→ **AIM OF THE TASK**: Take every line from the listing below that contains "size".
──────
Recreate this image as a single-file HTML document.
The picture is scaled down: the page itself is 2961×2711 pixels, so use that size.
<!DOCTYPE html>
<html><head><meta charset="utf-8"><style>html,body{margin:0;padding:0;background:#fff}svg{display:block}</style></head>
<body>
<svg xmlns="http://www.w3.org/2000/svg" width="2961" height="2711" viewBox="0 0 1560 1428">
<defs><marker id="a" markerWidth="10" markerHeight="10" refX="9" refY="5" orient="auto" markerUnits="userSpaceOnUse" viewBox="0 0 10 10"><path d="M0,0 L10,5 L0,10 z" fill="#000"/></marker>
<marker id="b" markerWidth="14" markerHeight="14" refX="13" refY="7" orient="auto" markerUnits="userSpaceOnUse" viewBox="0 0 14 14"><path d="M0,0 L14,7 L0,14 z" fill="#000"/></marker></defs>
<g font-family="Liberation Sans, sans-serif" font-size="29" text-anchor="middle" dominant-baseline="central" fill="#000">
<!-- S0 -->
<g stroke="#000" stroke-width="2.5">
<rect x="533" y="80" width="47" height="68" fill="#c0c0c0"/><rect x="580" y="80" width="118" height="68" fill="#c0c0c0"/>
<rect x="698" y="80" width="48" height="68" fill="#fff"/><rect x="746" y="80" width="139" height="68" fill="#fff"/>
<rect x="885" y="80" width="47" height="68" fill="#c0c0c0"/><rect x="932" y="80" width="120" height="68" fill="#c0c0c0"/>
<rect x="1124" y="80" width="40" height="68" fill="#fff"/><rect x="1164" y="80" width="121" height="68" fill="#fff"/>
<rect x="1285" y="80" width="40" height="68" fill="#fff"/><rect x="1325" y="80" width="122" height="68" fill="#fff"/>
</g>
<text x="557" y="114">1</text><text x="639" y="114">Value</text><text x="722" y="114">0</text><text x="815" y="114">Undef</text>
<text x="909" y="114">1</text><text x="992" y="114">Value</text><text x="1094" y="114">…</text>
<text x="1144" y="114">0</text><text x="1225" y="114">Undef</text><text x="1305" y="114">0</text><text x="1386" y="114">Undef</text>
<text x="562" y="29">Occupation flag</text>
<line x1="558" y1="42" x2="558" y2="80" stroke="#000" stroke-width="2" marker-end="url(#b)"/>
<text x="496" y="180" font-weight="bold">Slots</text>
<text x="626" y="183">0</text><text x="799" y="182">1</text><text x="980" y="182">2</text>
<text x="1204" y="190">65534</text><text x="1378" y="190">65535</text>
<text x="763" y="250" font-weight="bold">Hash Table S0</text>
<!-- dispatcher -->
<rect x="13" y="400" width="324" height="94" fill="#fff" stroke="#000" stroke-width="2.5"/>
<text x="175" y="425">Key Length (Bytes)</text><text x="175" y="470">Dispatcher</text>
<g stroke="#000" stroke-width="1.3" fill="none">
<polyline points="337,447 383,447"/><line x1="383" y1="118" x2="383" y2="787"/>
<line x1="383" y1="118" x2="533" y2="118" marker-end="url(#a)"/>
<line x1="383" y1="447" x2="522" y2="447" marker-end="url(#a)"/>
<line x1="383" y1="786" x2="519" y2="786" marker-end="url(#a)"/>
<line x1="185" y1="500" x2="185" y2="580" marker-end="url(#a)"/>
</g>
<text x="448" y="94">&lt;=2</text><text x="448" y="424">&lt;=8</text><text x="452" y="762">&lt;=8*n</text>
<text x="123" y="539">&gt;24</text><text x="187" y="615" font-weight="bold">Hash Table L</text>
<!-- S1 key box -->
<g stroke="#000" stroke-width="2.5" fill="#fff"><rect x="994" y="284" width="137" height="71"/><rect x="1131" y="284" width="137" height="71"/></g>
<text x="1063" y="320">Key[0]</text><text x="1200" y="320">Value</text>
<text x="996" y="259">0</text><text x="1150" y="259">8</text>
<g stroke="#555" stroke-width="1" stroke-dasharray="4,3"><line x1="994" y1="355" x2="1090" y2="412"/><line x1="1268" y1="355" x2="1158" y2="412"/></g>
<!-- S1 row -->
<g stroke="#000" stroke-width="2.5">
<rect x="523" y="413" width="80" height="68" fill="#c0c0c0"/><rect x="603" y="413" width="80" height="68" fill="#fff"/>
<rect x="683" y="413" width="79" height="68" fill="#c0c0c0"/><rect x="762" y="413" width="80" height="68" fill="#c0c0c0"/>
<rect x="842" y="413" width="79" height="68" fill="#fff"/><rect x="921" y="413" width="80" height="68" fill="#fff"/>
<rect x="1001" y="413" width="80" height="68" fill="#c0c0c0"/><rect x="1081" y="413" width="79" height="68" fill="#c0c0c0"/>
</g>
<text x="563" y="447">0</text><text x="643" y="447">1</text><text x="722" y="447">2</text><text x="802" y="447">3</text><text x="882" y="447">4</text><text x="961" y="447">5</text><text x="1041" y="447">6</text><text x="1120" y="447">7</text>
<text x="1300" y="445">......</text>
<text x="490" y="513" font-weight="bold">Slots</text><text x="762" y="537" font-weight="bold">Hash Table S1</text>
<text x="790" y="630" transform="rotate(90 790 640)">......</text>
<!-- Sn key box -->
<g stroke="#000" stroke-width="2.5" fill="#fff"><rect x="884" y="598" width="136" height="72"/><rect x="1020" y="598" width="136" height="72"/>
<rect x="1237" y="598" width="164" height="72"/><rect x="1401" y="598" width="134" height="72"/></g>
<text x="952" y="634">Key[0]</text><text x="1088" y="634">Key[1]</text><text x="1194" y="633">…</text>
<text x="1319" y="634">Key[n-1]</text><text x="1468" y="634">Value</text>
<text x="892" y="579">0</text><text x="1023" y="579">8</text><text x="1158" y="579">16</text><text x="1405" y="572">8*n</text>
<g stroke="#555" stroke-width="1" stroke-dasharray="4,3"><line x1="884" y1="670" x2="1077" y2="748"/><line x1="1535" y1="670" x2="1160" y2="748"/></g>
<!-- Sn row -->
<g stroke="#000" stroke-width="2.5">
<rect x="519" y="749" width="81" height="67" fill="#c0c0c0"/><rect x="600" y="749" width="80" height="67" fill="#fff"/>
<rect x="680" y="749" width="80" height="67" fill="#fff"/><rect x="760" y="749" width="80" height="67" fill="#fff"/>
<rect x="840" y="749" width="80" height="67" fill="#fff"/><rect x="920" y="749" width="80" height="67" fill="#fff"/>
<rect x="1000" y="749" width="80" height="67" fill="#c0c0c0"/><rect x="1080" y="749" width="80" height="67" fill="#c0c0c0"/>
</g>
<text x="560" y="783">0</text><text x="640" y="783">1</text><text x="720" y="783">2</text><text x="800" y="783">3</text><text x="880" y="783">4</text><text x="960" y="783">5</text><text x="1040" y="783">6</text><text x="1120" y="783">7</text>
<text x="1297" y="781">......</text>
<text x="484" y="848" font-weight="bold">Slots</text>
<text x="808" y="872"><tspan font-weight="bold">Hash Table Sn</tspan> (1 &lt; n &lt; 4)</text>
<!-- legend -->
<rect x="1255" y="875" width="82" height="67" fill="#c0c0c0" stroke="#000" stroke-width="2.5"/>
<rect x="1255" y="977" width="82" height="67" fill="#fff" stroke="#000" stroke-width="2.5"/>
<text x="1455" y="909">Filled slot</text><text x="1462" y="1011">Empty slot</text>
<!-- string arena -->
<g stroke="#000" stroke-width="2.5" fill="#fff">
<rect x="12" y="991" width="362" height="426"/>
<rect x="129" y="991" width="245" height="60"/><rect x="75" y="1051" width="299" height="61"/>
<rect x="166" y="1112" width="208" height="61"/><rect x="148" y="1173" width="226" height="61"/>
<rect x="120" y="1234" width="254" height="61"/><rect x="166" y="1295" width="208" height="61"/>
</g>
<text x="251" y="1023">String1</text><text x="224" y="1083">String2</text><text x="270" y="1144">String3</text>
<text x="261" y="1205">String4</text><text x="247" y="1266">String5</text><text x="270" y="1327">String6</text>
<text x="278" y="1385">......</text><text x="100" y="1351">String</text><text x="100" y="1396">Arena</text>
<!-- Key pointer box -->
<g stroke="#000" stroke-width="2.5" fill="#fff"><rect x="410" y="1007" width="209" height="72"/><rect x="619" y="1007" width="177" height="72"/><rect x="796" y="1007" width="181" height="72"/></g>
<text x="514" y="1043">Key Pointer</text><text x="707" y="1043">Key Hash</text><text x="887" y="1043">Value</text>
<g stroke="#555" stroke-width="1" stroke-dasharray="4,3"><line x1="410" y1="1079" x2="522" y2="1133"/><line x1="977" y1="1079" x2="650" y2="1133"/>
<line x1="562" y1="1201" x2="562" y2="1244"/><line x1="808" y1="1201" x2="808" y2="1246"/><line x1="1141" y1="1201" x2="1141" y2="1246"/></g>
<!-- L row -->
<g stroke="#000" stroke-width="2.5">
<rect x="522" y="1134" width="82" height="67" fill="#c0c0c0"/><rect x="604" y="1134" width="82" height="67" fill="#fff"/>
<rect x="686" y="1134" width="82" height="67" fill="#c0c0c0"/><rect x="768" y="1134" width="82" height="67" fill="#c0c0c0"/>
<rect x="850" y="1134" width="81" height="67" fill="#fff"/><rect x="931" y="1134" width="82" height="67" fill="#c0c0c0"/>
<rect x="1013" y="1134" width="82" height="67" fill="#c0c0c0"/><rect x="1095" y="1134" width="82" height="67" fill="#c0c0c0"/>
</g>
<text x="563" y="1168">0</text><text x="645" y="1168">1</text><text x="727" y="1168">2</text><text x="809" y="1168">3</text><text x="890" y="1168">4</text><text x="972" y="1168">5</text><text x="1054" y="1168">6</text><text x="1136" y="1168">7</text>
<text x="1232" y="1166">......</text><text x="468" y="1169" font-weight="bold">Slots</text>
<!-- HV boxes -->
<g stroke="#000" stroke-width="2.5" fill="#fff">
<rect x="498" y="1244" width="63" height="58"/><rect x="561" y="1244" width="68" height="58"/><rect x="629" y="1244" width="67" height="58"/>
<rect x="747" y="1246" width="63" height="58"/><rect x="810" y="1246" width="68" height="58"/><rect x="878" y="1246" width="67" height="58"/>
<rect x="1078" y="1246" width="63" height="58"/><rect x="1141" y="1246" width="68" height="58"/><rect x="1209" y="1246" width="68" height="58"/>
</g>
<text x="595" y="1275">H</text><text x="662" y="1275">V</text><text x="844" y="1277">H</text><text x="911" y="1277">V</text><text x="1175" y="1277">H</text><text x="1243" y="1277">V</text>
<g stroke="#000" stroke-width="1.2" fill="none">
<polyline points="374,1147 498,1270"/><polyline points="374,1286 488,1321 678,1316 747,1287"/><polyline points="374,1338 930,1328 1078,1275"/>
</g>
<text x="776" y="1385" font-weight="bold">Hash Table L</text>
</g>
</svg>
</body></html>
──────
→ **THE RESPONSE**:
The picture is scaled down: the page itself is 2961×2711 pixels, so use that size.
<g font-family="Liberation Sans, sans-serif" font-size="29" text-anchor="middle" dominant-baseline="central" fill="#000">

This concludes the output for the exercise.